A few weeks ago I wrote about the fashion freedom that comes with youth and whether I was taking it for granted; was I going to come down the stairs one day asking if I was too old for something and hate myself so much for wasting all the times I didn't need to ask that question by wearing nothing but black jeans and a hoodie? Am I wasting my youth basically, I came to the conclusion that I definitely was.
Last night I sat with my mum as she went through stacks of photos that she had taken in the 1980s. God weren't times simpler? Weren't they happy times? Didn't we all look so hot? Yes. Topless sunbathing, parties, bad hair, laughter. So much laughter. Photo upon photo of my mum's older sister who died, too young, aged 40. Helly smiling. Helly smoking. Helly with this boyfriend, that boyfriend and... whatwasthatboyfriendsname? Helly smiling more, laughing, pissed, on holiday, naked, happy. I've missed her my whole life. I never knew her, not really, but I know I love her. My mum talks about her all the time, all the time, every story is better than the one before. God they got into trouble. They had fun, so, so much fun. They were the good old days eh?

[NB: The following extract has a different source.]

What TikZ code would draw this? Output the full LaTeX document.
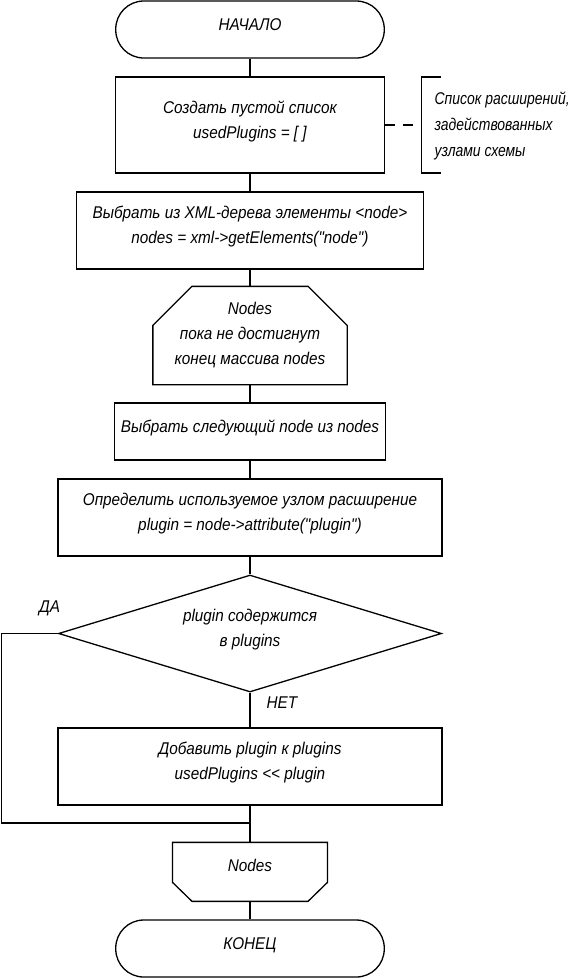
\documentclass[tikz,border=0pt]{standalone}
\usepackage{fontspec}
\newfontfamily\gost{Liberation Sans}[FakeStretch=0.9]
\newfontfamily\gostnote{Liberation Sans}[FakeStretch=0.82]
\usetikzlibrary{shapes.geometric,calc}
\begin{document}
\begin{tikzpicture}[x=1pt,y=-1pt, line width=1.3pt,
  txt/.style={font=\gost\itshape\fontsize{17}{25}\selectfont, align=center, inner sep=0pt},
  raised/.style={text depth=11pt},
  proc/.style={draw, txt, raised},
  term/.style={draw, txt, rounded corners=28pt, text depth=9pt},
  ghost/.style={txt},
  lbl/.style={txt},
  notetxt/.style={font=\gostnote\itshape\fontsize{17}{26}\selectfont, align=left, inner sep=0pt},
  decis/.style={draw, diamond, txt, raised, aspect=3.27},
  link/.style={line width=1.3pt},
  notelink/.style={line width=1.3pt, dash pattern=on 10pt off 8pt},
]
\useasboundingbox (0,0) rectangle (575,978);

% nodes
\node[term, minimum width=268.5pt, minimum height=57pt] (start) at (250,29.5) {НАЧАЛО};
\node[proc, minimum width=268.5pt, minimum height=96pt] (b1) at (250,125) {Создать пустой список\\usedPlugins = [ ]};
\node[proc, minimum width=347pt, minimum height=77pt] (b2) at (250,230.5) {Выбрать из XML-дерева элементы <node>\\nodes = xml->getElements("node")};
\node[ghost, minimum width=193pt, minimum height=97pt] (lp1) at (250,335.5) {Nodes\\пока не достигнут\\конец массива nodes};
\node[proc, minimum width=270.5pt, minimum height=57pt] (b3) at (250,431.5) {Выбрать следующий node из nodes};
\node[proc, minimum width=384pt, minimum height=77pt] (b4) at (250,517.5) {Определить используемое узлом расширение\\plugin = node->attribute("plugin")};
\node[decis, minimum width=383pt, minimum height=117pt] (d) at (250,633.5) {plugin содержится\\в plugins};
\node[proc, minimum width=384pt, minimum height=77pt] (b5) at (250,766.5) {Добавить plugin к plugins\\usedPlugins << plugin};
\node[ghost, text depth=14pt, minimum width=153.7pt, minimum height=57.7pt] (lp2) at (250,871.85) {Nodes};
\node[term, minimum width=268.5pt, minimum height=57pt] (stop) at (250,948.5) {КОНЕЦ};

% loop shapes
\draw (lp1.south west) -- ($(lp1.north west)+(0,39)$) -- ($(lp1.north west)+(39,0)$)
  -- ($(lp1.north east)+(-39,0)$) -- ($(lp1.north east)+(0,39)$) -- (lp1.south east) -- cycle;
\draw (lp2.north west) -- (lp2.north east) -- ($(lp2.south east)+(0,-19)$)
  -- ($(lp2.south east)+(-19.5,0)$) -- ($(lp2.south west)+(19.5,0)$)
  -- ($(lp2.south west)+(0,-19)$) -- cycle;

% comment bracket
\coordinate (brk) at (421.7,125);
\draw (441,77) -- (421.7,77) -- (421.7,173) -- (441,173);
\node[notetxt, anchor=west] (note) at (434,126) {Список расширений,\\задействованных\\узлами схемы};
\draw[notelink] (b1.east) -- (brk);

% connectors
\draw[link] (start.south) -- (b1.north);
\draw[link] (b1.south) -- (b2.north);
\draw[link] (b2.south) -- (lp1.north);
\draw[link] (lp1.south) -- (b3.north);
\draw[link] (b3.south) -- (b4.north);
\draw[link] (b4.south) -- (d.north);
\draw[link] (d.south) -- (b5.north);
\draw[link] (b5.south) -- (lp2.north);
\draw[link] (lp2.south) -- (stop.north);

\coordinate (lft) at (1.2,633.5);
\coordinate (join) at (250,823);
\draw[link] (d.west) -- (lft) |- (join);

\node[lbl] (yes) at (49.5,608) {ДА};
\node[lbl] (no) at (282,703) {НЕТ};
\end{tikzpicture}
\end{document}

Much like these days will one day be my good old days. Before I even know it my whole life will have changed and I'll be looking at photos with my kids, laughing and crying, sharing my memories, reminiscing, mourning probably. Celebrating.
Celebrating a life well lived. A life full of laughter and joy and happiness and friends. Of new experiences, bad hair, worse clothes, no problems.
I won't look back at this day and remember the headache that I woke up with, I won't remember the fact that I stubbed my toe or uploaded the podcast half an hour late. I'll remember a great day spent on the beach, eating sweets and skimming stones. I'll remember all the stuff that I took for granted at the time.
I was driving along a costal road today, looking out across the Irish Sea and a song came on, it's by Macklemore and Kesha:
I wish somebody would've told me then, someday these'll be the good old days.
I don't know why but I nearly cried listening to that song, hearing those words today. I think I really needed to hear them, I think I needed a kick up the arse; I needed reminding how good everything was, how precious life is. How I need to open my eyes to it and enjoy it and live it and celebrate it.
I didn't mean to have an epiphany today and I definitely didn't mean to write such a cheesy blog post. But here we are. I did have an epiphany and now I'm writing about it. I suppose, in the hope that I can kick someone else up the arse. Someone who is feeling overwhelmed by their life today, who is caught up being stressed and angry and tired. Someone who can't see the good, who is missing days passed, who is sad and who can't explain why. Life is good. It's so so good. And it's also really, really quick.
And so for as long as I remember to, I'm going to live my best life. And remember to enjoy it whilst it's happening and not just as I look back over some blurry photos in years to come.